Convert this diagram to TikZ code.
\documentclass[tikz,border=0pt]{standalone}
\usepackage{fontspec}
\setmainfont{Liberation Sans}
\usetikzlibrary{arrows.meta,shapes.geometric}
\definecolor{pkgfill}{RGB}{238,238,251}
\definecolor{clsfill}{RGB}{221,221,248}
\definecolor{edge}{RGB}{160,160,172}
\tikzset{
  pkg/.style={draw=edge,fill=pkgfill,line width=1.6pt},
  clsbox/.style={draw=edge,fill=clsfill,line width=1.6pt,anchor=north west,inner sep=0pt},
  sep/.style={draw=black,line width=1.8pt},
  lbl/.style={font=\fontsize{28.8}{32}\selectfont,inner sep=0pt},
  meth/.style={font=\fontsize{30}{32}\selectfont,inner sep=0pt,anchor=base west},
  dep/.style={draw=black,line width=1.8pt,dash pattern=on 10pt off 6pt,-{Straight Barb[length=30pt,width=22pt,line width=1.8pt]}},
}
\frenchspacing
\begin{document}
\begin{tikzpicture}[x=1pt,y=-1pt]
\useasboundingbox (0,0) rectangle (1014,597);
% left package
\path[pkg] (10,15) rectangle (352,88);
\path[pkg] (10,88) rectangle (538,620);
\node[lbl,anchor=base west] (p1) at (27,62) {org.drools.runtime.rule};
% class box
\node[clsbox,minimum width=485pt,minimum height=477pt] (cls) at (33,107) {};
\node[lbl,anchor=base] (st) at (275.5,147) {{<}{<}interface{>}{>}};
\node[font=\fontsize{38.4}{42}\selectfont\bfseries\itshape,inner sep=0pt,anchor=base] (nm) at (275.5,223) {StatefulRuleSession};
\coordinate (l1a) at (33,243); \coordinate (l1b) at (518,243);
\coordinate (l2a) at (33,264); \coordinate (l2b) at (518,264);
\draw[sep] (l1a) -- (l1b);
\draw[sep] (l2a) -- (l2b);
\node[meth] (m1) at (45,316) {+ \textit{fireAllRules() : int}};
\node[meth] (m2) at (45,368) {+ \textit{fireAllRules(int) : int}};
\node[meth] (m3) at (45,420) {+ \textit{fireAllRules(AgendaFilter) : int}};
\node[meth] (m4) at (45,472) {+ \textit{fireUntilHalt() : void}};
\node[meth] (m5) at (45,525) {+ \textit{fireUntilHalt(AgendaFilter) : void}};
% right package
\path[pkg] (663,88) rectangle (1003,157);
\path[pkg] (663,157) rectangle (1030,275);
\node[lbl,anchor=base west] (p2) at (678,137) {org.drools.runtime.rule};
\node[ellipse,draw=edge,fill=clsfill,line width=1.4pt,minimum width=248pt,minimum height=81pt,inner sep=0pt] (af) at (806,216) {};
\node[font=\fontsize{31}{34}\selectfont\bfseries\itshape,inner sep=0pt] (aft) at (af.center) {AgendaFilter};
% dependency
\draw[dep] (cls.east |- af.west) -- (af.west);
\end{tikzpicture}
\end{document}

☆ ☆ ☆ ☆ ☆

▶ [TO BE DONE]:
Write every line of the material above again, exactly.

▶ [RESULT OF THIS TASK]:
Convert this diagram to TikZ code.
\documentclass[tikz,border=0pt]{standalone}
\usepackage{fontspec}
\setmainfont{Liberation Sans}
\usetikzlibrary{arrows.meta,shapes.geometric}
\definecolor{pkgfill}{RGB}{238,238,251}
\definecolor{clsfill}{RGB}{221,221,248}
\definecolor{edge}{RGB}{160,160,172}
\tikzset{
  pkg/.style={draw=edge,fill=pkgfill,line width=1.6pt},
  clsbox/.style={draw=edge,fill=clsfill,line width=1.6pt,anchor=north west,inner sep=0pt},
  sep/.style={draw=black,line width=1.8pt},
  lbl/.style={font=\fontsize{28.8}{32}\selectfont,inner sep=0pt},
  meth/.style={font=\fontsize{30}{32}\selectfont,inner sep=0pt,anchor=base west},
  dep/.style={draw=black,line width=1.8pt,dash pattern=on 10pt off 6pt,-{Straight Barb[length=30pt,width=22pt,line width=1.8pt]}},
}
\frenchspacing
\begin{document}
\begin{tikzpicture}[x=1pt,y=-1pt]
\useasboundingbox (0,0) rectangle (1014,597);
% left package
\path[pkg] (10,15) rectangle (352,88);
\path[pkg] (10,88) rectangle (538,620);
\node[lbl,anchor=base west] (p1) at (27,62) {org.drools.runtime.rule};
% class box
\node[clsbox,minimum width=485pt,minimum height=477pt] (cls) at (33,107) {};
\node[lbl,anchor=base] (st) at (275.5,147) {{<}{<}interface{>}{>}};
\node[font=\fontsize{38.4}{42}\selectfont\bfseries\itshape,inner sep=0pt,anchor=base] (nm) at (275.5,223) {StatefulRuleSession};
\coordinate (l1a) at (33,243); \coordinate (l1b) at (518,243);
\coordinate (l2a) at (33,264); \coordinate (l2b) at (518,264);
\draw[sep] (l1a) -- (l1b);
\draw[sep] (l2a) -- (l2b);
\node[meth] (m1) at (45,316) {+ \textit{fireAllRules() : int}};
\node[meth] (m2) at (45,368) {+ \textit{fireAllRules(int) : int}};
\node[meth] (m3) at (45,420) {+ \textit{fireAllRules(AgendaFilter) : int}};
\node[meth] (m4) at (45,472) {+ \textit{fireUntilHalt() : void}};
\node[meth] (m5) at (45,525) {+ \textit{fireUntilHalt(AgendaFilter) : void}};
% right package
\path[pkg] (663,88) rectangle (1003,157);
\path[pkg] (663,157) rectangle (1030,275);
\node[lbl,anchor=base west] (p2) at (678,137) {org.drools.runtime.rule};
\node[ellipse,draw=edge,fill=clsfill,line width=1.4pt,minimum width=248pt,minimum height=81pt,inner sep=0pt] (af) at (806,216) {};
\node[font=\fontsize{31}{34}\selectfont\bfseries\itshape,inner sep=0pt] (aft) at (af.center) {AgendaFilter};
% dependency
\draw[dep] (cls.east |- af.west) -- (af.west);
\end{tikzpicture}
\end{document}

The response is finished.